• SET EXERCISE: Take the material and output all of it exactly.

• MATERIALS PROVIDED:
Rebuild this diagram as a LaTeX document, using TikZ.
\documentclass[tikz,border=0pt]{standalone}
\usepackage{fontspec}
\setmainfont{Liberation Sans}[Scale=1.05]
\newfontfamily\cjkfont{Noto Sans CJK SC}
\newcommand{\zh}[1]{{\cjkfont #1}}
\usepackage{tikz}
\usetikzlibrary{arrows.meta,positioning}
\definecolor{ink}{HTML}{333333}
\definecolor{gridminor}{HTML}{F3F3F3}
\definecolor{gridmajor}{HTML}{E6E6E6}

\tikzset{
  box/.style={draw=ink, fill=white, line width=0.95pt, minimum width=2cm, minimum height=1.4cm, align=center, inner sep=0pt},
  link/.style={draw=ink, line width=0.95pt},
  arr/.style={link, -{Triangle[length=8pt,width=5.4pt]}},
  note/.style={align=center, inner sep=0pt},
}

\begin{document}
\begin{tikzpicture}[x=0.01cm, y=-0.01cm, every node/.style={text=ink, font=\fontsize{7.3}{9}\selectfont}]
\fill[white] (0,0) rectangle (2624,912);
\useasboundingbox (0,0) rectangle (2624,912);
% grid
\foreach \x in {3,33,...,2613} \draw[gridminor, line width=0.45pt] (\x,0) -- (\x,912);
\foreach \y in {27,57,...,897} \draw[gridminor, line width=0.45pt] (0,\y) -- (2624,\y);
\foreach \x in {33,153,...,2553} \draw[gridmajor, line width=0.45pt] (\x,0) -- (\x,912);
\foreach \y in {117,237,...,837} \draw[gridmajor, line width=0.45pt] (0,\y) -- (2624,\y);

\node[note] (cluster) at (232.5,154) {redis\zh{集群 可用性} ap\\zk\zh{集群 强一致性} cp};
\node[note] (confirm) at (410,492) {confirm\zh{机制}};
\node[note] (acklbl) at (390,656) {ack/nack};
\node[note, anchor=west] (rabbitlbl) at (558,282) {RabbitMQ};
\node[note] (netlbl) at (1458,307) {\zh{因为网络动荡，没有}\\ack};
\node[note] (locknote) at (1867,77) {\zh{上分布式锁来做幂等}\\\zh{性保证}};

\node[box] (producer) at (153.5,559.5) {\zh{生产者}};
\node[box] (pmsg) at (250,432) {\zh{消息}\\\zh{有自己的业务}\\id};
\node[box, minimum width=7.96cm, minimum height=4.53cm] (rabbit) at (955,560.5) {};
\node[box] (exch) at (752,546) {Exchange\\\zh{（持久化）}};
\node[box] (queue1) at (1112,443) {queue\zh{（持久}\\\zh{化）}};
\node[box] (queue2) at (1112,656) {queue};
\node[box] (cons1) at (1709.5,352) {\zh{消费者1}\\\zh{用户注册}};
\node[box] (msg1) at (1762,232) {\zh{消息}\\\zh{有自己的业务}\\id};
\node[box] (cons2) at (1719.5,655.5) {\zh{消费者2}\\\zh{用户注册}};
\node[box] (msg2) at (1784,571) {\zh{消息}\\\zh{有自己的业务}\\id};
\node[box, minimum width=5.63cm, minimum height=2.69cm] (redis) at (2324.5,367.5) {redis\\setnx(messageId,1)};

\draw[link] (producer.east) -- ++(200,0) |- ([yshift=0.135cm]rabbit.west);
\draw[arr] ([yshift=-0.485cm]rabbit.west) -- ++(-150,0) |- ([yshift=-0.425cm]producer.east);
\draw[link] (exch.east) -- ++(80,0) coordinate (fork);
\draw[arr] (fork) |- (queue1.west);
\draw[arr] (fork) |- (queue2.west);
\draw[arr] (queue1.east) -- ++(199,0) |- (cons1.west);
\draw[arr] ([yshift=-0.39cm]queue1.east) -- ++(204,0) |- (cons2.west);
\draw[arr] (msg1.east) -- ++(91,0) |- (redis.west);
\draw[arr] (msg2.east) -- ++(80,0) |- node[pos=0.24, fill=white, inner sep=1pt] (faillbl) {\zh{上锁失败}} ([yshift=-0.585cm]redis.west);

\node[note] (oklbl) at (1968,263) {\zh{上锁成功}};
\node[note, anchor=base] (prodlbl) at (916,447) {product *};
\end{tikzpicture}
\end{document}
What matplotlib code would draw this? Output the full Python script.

• ANSWER TO THE PROBLEM:
Rebuild this diagram as a LaTeX document, using TikZ.
\documentclass[tikz,border=0pt]{standalone}
\usepackage{fontspec}
\setmainfont{Liberation Sans}[Scale=1.05]
\newfontfamily\cjkfont{Noto Sans CJK SC}
\newcommand{\zh}[1]{{\cjkfont #1}}
\usepackage{tikz}
\usetikzlibrary{arrows.meta,positioning}
\definecolor{ink}{HTML}{333333}
\definecolor{gridminor}{HTML}{F3F3F3}
\definecolor{gridmajor}{HTML}{E6E6E6}

\tikzset{
  box/.style={draw=ink, fill=white, line width=0.95pt, minimum width=2cm, minimum height=1.4cm, align=center, inner sep=0pt},
  link/.style={draw=ink, line width=0.95pt},
  arr/.style={link, -{Triangle[length=8pt,width=5.4pt]}},
  note/.style={align=center, inner sep=0pt},
}

\begin{document}
\begin{tikzpicture}[x=0.01cm, y=-0.01cm, every node/.style={text=ink, font=\fontsize{7.3}{9}\selectfont}]
\fill[white] (0,0) rectangle (2624,912);
\useasboundingbox (0,0) rectangle (2624,912);
% grid
\foreach \x in {3,33,...,2613} \draw[gridminor, line width=0.45pt] (\x,0) -- (\x,912);
\foreach \y in {27,57,...,897} \draw[gridminor, line width=0.45pt] (0,\y) -- (2624,\y);
\foreach \x in {33,153,...,2553} \draw[gridmajor, line width=0.45pt] (\x,0) -- (\x,912);
\foreach \y in {117,237,...,837} \draw[gridmajor, line width=0.45pt] (0,\y) -- (2624,\y);

\node[note] (cluster) at (232.5,154) {redis\zh{集群 可用性} ap\\zk\zh{集群 强一致性} cp};
\node[note] (confirm) at (410,492) {confirm\zh{机制}};
\node[note] (acklbl) at (390,656) {ack/nack};
\node[note, anchor=west] (rabbitlbl) at (558,282) {RabbitMQ};
\node[note] (netlbl) at (1458,307) {\zh{因为网络动荡，没有}\\ack};
\node[note] (locknote) at (1867,77) {\zh{上分布式锁来做幂等}\\\zh{性保证}};

\node[box] (producer) at (153.5,559.5) {\zh{生产者}};
\node[box] (pmsg) at (250,432) {\zh{消息}\\\zh{有自己的业务}\\id};
\node[box, minimum width=7.96cm, minimum height=4.53cm] (rabbit) at (955,560.5) {};
\node[box] (exch) at (752,546) {Exchange\\\zh{（持久化）}};
\node[box] (queue1) at (1112,443) {queue\zh{（持久}\\\zh{化）}};
\node[box] (queue2) at (1112,656) {queue};
\node[box] (cons1) at (1709.5,352) {\zh{消费者1}\\\zh{用户注册}};
\node[box] (msg1) at (1762,232) {\zh{消息}\\\zh{有自己的业务}\\id};
\node[box] (cons2) at (1719.5,655.5) {\zh{消费者2}\\\zh{用户注册}};
\node[box] (msg2) at (1784,571) {\zh{消息}\\\zh{有自己的业务}\\id};
\node[box, minimum width=5.63cm, minimum height=2.69cm] (redis) at (2324.5,367.5) {redis\\setnx(messageId,1)};

\draw[link] (producer.east) -- ++(200,0) |- ([yshift=0.135cm]rabbit.west);
\draw[arr] ([yshift=-0.485cm]rabbit.west) -- ++(-150,0) |- ([yshift=-0.425cm]producer.east);
\draw[link] (exch.east) -- ++(80,0) coordinate (fork);
\draw[arr] (fork) |- (queue1.west);
\draw[arr] (fork) |- (queue2.west);
\draw[arr] (queue1.east) -- ++(199,0) |- (cons1.west);
\draw[arr] ([yshift=-0.39cm]queue1.east) -- ++(204,0) |- (cons2.west);
\draw[arr] (msg1.east) -- ++(91,0) |- (redis.west);
\draw[arr] (msg2.east) -- ++(80,0) |- node[pos=0.24, fill=white, inner sep=1pt] (faillbl) {\zh{上锁失败}} ([yshift=-0.585cm]redis.west);

\node[note] (oklbl) at (1968,263) {\zh{上锁成功}};
\node[note, anchor=base] (prodlbl) at (916,447) {product *};
\end{tikzpicture}
\end{document}
What matplotlib code would draw this? Output the full Python script.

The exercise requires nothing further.